(Plotting code records)
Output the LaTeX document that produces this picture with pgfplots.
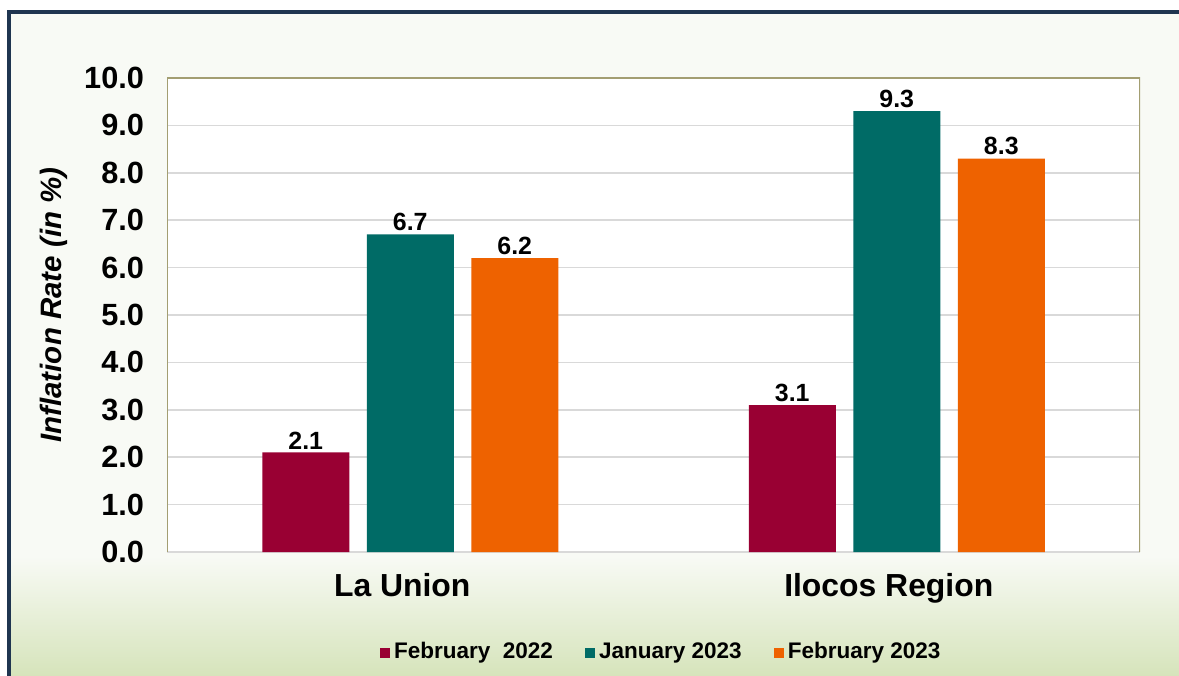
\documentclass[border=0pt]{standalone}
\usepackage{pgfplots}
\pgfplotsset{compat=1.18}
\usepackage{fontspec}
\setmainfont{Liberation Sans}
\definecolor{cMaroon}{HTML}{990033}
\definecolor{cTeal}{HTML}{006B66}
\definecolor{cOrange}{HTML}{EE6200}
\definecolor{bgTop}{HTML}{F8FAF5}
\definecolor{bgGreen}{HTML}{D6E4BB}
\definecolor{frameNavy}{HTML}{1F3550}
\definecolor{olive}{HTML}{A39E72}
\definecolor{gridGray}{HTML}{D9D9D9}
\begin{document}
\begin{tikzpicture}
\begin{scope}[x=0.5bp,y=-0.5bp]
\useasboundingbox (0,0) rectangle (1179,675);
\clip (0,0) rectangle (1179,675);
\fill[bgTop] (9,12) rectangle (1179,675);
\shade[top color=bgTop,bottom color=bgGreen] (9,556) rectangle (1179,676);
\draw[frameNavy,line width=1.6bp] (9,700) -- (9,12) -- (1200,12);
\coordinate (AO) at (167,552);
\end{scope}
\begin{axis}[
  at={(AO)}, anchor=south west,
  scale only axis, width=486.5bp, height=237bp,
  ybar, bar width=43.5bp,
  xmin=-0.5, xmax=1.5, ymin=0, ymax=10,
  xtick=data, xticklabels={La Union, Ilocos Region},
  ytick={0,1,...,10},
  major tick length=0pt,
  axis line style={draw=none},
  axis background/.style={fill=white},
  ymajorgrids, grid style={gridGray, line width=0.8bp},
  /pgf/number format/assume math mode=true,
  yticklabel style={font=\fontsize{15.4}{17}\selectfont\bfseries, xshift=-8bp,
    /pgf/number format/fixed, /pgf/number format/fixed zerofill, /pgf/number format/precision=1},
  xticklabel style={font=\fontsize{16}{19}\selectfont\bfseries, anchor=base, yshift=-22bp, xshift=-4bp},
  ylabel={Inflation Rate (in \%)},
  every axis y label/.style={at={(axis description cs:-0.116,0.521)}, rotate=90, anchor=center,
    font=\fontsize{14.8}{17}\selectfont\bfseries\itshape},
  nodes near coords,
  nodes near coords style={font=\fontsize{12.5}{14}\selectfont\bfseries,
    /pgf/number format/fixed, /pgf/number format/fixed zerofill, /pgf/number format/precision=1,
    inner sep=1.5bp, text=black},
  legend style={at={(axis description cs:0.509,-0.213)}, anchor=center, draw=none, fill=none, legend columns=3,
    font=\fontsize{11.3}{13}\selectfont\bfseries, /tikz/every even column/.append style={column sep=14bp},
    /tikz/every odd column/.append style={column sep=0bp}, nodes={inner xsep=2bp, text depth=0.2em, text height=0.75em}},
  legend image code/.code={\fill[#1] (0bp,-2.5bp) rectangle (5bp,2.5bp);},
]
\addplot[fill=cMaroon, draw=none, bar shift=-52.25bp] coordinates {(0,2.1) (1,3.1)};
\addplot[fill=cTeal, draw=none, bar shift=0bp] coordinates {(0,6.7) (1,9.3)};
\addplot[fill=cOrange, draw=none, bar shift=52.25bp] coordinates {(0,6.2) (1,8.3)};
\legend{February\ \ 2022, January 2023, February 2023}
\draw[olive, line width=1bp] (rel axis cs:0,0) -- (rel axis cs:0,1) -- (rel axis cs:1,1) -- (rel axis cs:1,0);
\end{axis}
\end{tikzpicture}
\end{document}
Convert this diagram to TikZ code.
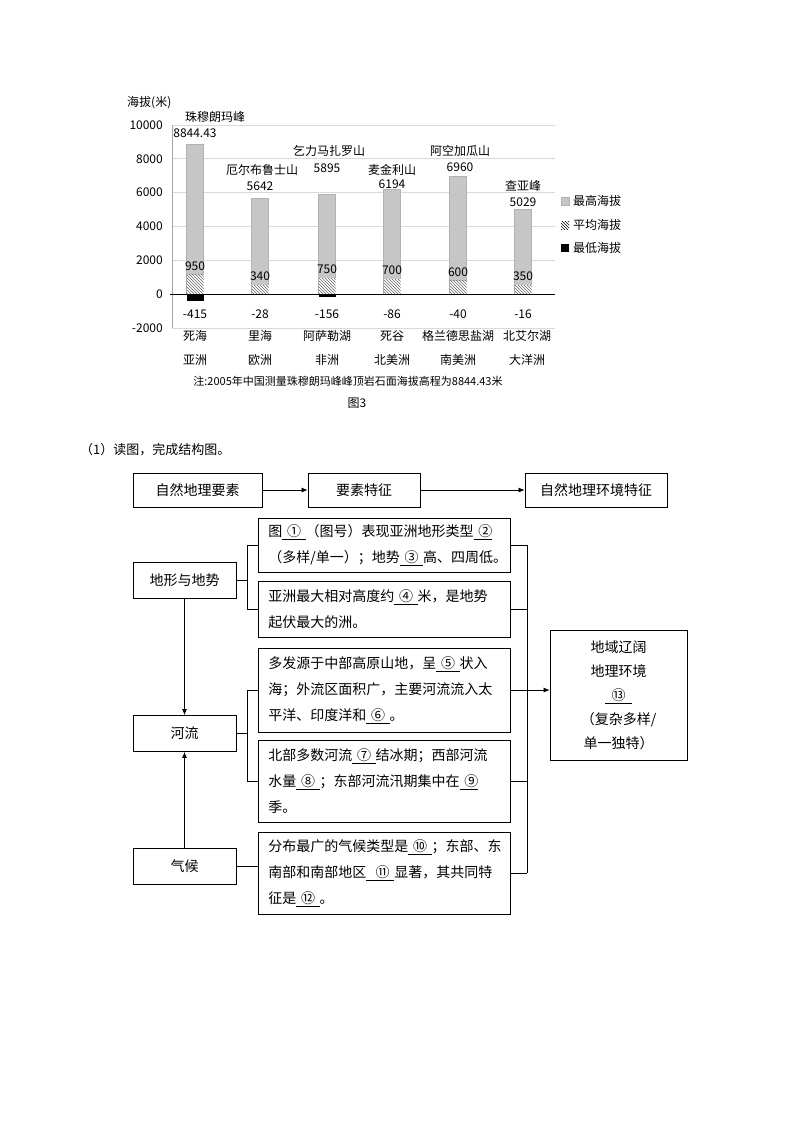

** Problem description **
Reproduce each entry precisely, dropping only the pictures.

** Reply **
Output the LaTeX document that produces this picture with pgfplots.
\documentclass[border=0pt]{standalone}
\usepackage{pgfplots}
\pgfplotsset{compat=1.18}
\usepackage{fontspec}
\setmainfont{Liberation Sans}
\definecolor{cMaroon}{HTML}{990033}
\definecolor{cTeal}{HTML}{006B66}
\definecolor{cOrange}{HTML}{EE6200}
\definecolor{bgTop}{HTML}{F8FAF5}
\definecolor{bgGreen}{HTML}{D6E4BB}
\definecolor{frameNavy}{HTML}{1F3550}
\definecolor{olive}{HTML}{A39E72}
\definecolor{gridGray}{HTML}{D9D9D9}
\begin{document}
\begin{tikzpicture}
\begin{scope}[x=0.5bp,y=-0.5bp]
\useasboundingbox (0,0) rectangle (1179,675);
\clip (0,0) rectangle (1179,675);
\fill[bgTop] (9,12) rectangle (1179,675);
\shade[top color=bgTop,bottom color=bgGreen] (9,556) rectangle (1179,676);
\draw[frameNavy,line width=1.6bp] (9,700) -- (9,12) -- (1200,12);
\coordinate (AO) at (167,552);
\end{scope}
\begin{axis}[
  at={(AO)}, anchor=south west,
  scale only axis, width=486.5bp, height=237bp,
  ybar, bar width=43.5bp,
  xmin=-0.5, xmax=1.5, ymin=0, ymax=10,
  xtick=data, xticklabels={La Union, Ilocos Region},
  ytick={0,1,...,10},
  major tick length=0pt,
  axis line style={draw=none},
  axis background/.style={fill=white},
  ymajorgrids, grid style={gridGray, line width=0.8bp},
  /pgf/number format/assume math mode=true,
  yticklabel style={font=\fontsize{15.4}{17}\selectfont\bfseries, xshift=-8bp,
    /pgf/number format/fixed, /pgf/number format/fixed zerofill, /pgf/number format/precision=1},
  xticklabel style={font=\fontsize{16}{19}\selectfont\bfseries, anchor=base, yshift=-22bp, xshift=-4bp},
  ylabel={Inflation Rate (in \%)},
  every axis y label/.style={at={(axis description cs:-0.116,0.521)}, rotate=90, anchor=center,
    font=\fontsize{14.8}{17}\selectfont\bfseries\itshape},
  nodes near coords,
  nodes near coords style={font=\fontsize{12.5}{14}\selectfont\bfseries,
    /pgf/number format/fixed, /pgf/number format/fixed zerofill, /pgf/number format/precision=1,
    inner sep=1.5bp, text=black},
  legend style={at={(axis description cs:0.509,-0.213)}, anchor=center, draw=none, fill=none, legend columns=3,
    font=\fontsize{11.3}{13}\selectfont\bfseries, /tikz/every even column/.append style={column sep=14bp},
    /tikz/every odd column/.append style={column sep=0bp}, nodes={inner xsep=2bp, text depth=0.2em, text height=0.75em}},
  legend image code/.code={\fill[#1] (0bp,-2.5bp) rectangle (5bp,2.5bp);},
]
\addplot[fill=cMaroon, draw=none, bar shift=-52.25bp] coordinates {(0,2.1) (1,3.1)};
\addplot[fill=cTeal, draw=none, bar shift=0bp] coordinates {(0,6.7) (1,9.3)};
\addplot[fill=cOrange, draw=none, bar shift=52.25bp] coordinates {(0,6.2) (1,8.3)};
\legend{February\ \ 2022, January 2023, February 2023}
\draw[olive, line width=1bp] (rel axis cs:0,0) -- (rel axis cs:0,1) -- (rel axis cs:1,1) -- (rel axis cs:1,0);
\end{axis}
\end{tikzpicture}
\end{document}
Convert this diagram to TikZ code.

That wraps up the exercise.